Bladder stones are mineral deposits that will form on the bladder and will cause abdominal pain and possibly blood in the urine. The treats for dogs with bladder stones should be different from the treats for healthy dogs, so as to prevent the formation of additional bladder stones.

Treats for Dogs with Bladder Stones

The treats for dogs with bladder stones should not contain any minerals. The bladder stones are actually minerals that were deposited in the urinary bladder due to an excess of minerals in the diet.

The type of crystals should be determined by performing a urinalysis or by analyzing the pH of the urine.

The treats that are recommended for dogs with bladder stones include treats that are low in proteins and minerals. Consequently, treats that contain lean chicken or turkey meat are acceptable. Eggs, rice, peas and pasta are also acceptable ingredients in treats. However, you must check with your vet before administering these treats. The vet will recommend certain treats, depending on the composition of the urinary bladder stones.

You may also moisten the treats, so that the dog gets more water, which helps neutralizing the pH in the urine and may facilitate the passing of the stones.

By feeding your dog only treats that don’t contain the harmful minerals, you will ensure that the stones will not grow larger. If the stones get larger, these may cause an obstruction in the urethra and may block the urine, so the dog won’t be able to eliminate it. This will cause severe abdominal pain.

The treats may also help to dissolve the bladder stones. In addition to these treats, the dog’s diet is essential.

Food for Dogs with Bladder Stones

The bladder stones may be of different types, depending on their chemical composition. Some stones require surgery, especially if the bladder stone is made of calcium oxalate, which cannot be dissolved. A special diet may dissolve a bladder stone that is made of struvite or uric acid, so surgery won’t be needed.

The dog’s diet must be changed and it should be low in proteins and minerals.

Table scraps shouldn’t be fed to dogs with bladder stones, especially if the bladder stones are made up of calcium oxalate.

You should increase the dog’s water intake, as the water may flush the bladder stones.

Remember that it may take weeks to months to dissolve a bladder stone, depending on the size of the stone.
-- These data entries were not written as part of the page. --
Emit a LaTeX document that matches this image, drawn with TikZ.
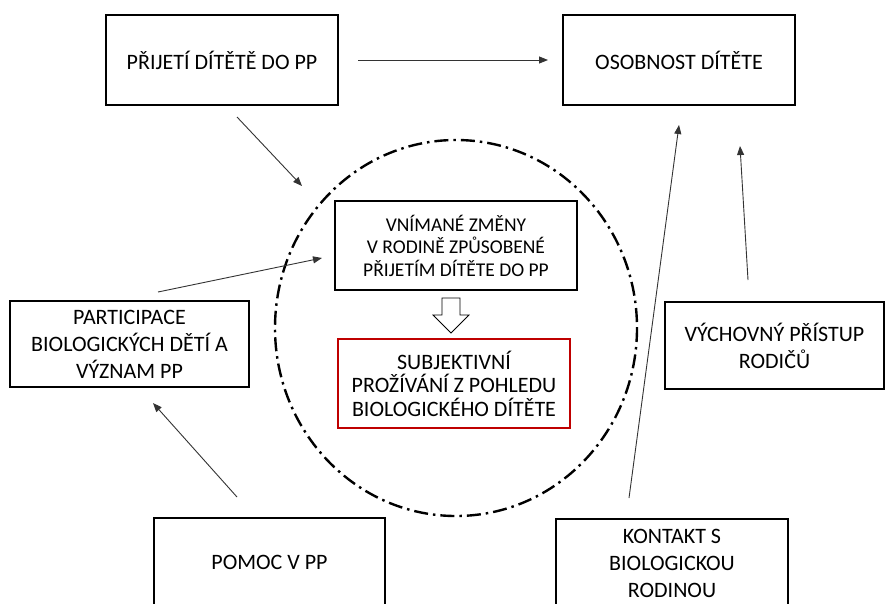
\documentclass[tikz,border=0pt]{standalone}
\usepackage{fontspec}
\setmainfont{Carlito}
\usetikzlibrary{arrows.meta}
\begin{document}
\begin{tikzpicture}[x=1pt,y=-1pt,
  box/.style={draw=black, line width=1.6pt, rectangle, align=center, inner sep=0pt,
    font=\fontsize{22}{27}\selectfont, text=black},
  arr/.style={line width=0.9pt, draw=black!80, -{Triangle[length=9pt,width=7pt]}},
  ring/.style={line width=2.4pt, dash pattern=on 14pt off 5pt on 2.5pt off 5pt}]
\useasboundingbox (0,0) rectangle (885,603);
\fill[white] (0,0) rectangle (885,603);

% circle
\draw[ring] (456,328) ellipse [x radius=181, y radius=188];

% boxes
\node[box, minimum width=232pt, minimum height=90pt] (prijeti) at (222,60) {PŘIJETÍ DÍTĚTĚ DO PP};
\node[box, minimum width=232pt, minimum height=90pt] (osob) at (679,60) {OSOBNOST DÍTĚTE};
\node[box, minimum width=242pt, minimum height=89pt, font=\fontsize{19.5}{22.5}\selectfont] (vnim) at (456,245.5) {VNÍMANÉ ZMĚNY\\V RODINĚ ZPŮSOBENÉ\\PŘIJETÍM DÍTĚTE DO PP};
\node[box, draw=red!75!black, line width=1.4pt, minimum width=232pt, minimum height=89pt, font=\fontsize{22}{23.5}\selectfont] (subj) at (454,383.5) {SUBJEKTIVNÍ\\PROŽÍVÁNÍ Z POHLEDU\\BIOLOGICKÉHO DÍTĚTE};
\node[box, minimum width=239pt, minimum height=86pt] (part) at (129.5,344) {PARTICIPACE\\BIOLOGICKÝCH DĚTÍ A\\VÝZNAM PP};
\node[box, minimum width=219pt, minimum height=87pt] (vych) at (774.5,345.5) {VÝCHOVNÝ PŘÍSTUP\\RODIČŮ};
\node[box, minimum width=231pt, minimum height=88pt] (pomoc) at (269.5,562) {POMOC V PP};
\node[box, minimum width=232pt, minimum height=88pt] (kont) at (672,563) {KONTAKT S\\BIOLOGICKOU\\RODINOU};

% hollow arrow
\draw[line width=0.8pt, fill=white] (442,298) -- (460,298) -- (460,315) -- (469,315) -- (451,333) -- (433,315) -- (442,315) -- cycle;

% connector end points
\coordinate (a1) at (358,60);   \coordinate (a2) at (548,60);
\coordinate (b1) at (237,117);  \coordinate (b2) at (302,186);
\coordinate (c1) at (158,292);  \coordinate (c2) at (322,258);
\coordinate (d1) at (237,497);  \coordinate (d2) at (153,403);
\coordinate (e1) at (629,498);  \coordinate (e2) at (679,125);
\coordinate (f1) at (748,280);  \coordinate (f2) at (740,146);

\draw[arr] (a1) -- (a2);
\draw[arr] (b1) -- (b2);
\draw[arr] (c1) -- (c2);
\draw[arr] (d1) -- (d2);
\draw[arr] (e1) -- (e2);
\draw[arr] (f1) -- (f2);
\end{tikzpicture}
\end{document}
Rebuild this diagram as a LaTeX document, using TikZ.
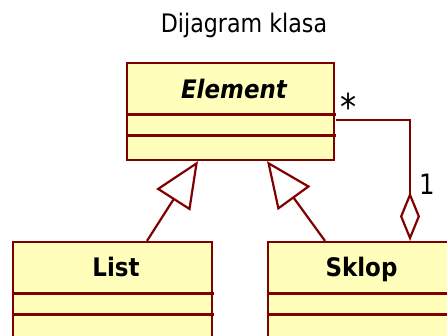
\documentclass[tikz,border=0pt]{standalone}
\usepackage{fontspec}
\newfontfamily\dv[FakeStretch=0.87]{DejaVu Sans}
\newfontfamily\dvb[FakeStretch=0.9]{DejaVu Sans Bold}
\newfontfamily\dvbi[FakeStretch=0.9]{DejaVu Sans Bold Oblique}
\usetikzlibrary{arrows.meta,calc}
\definecolor{umlred}{HTML}{800000}
\definecolor{umlfill}{HTML}{FFFFBB}
\tikzset{
  classbox/.style={draw=umlred, fill=umlfill, line width=2.2pt, rectangle, inner sep=0pt},
  divider/.style={draw=umlred, line width=3pt},
  conn/.style={draw=umlred, line width=2.2pt},
  gen/.style={conn, -{Triangle[open, length=46pt, width=40pt, fill=white]}},
  agg/.style={conn, -{Diamond[open, length=49pt, width=20pt, fill=white]}},
  cname/.style={font=\dvb\fontsize{25.5}{30}\selectfont, anchor=base, inner sep=0pt},
  mult/.style={font=\dv\fontsize{25.5}{30}\selectfont, inner sep=0pt}
}
\begin{document}
\begin{tikzpicture}[x=1pt, y=-1pt]
\useasboundingbox (0,0) rectangle (447,336);
\node[font=\dv\fontsize{25.5}{30}\selectfont, anchor=base, inner sep=0pt] (title) at (244,33) {Dijagram klasa};
% Element
\node[classbox, minimum width=207pt, minimum height=97pt] (E) at (230.5,111.5) {};
\node[cname, font=\dvbi\fontsize{25.5}{30}\selectfont] (Et) at (234,99) {Element};
\draw[divider] (E.west |- 0,115) -- (336,115);
\draw[divider] (E.west |- 0,136) -- (336,136);
% List
\node[classbox, minimum width=199pt, minimum height=120pt] (L) at (112.5,302) {};
\node[cname] (Lt) at (116,277) {List};
\draw[divider] (L.west |- 0,294) -- (214,294);
\draw[divider] (L.west |- 0,315) -- (214,315);
% Sklop
\node[classbox, minimum width=192pt, minimum height=120pt] (S) at (364,302) {};
\node[cname] (St) at (361.5,277) {Sklop};
\draw[divider] (S.west |- 0,294) -- (460,294);
\draw[divider] (S.west |- 0,315) -- (460,315);
% generalizations
\draw[gen] ([xshift=34.5pt]L.north) -- ([xshift=-32.5pt]E.south);
\draw[gen] ([xshift=-39pt]S.north) -- ([xshift=36.5pt]E.south);
% aggregation
\draw[agg] ([yshift=-8.5pt,xshift=1pt]E.east) -| ([xshift=46pt]S.north);
\node[mult, scale=1.45] (star) at (349,107) {*};
\node[mult, anchor=base, scale=1.1] (one) at (427,195) {1};
\end{tikzpicture}
\end{document}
If the stones are made up of calcium oxalate, the diet cannot help, so a surgery will be needed to remove these stones; however, it helps to administer your dog treats that are made for dogs with bladder stones, so that you prevent the formation of new stones. The vet will prescribe a diet that is poor in proteins and minerals. You must also know that some medications may facilitate the formation of bladder stones, so consult your vet to see if your dog needs to switch to different types of medications.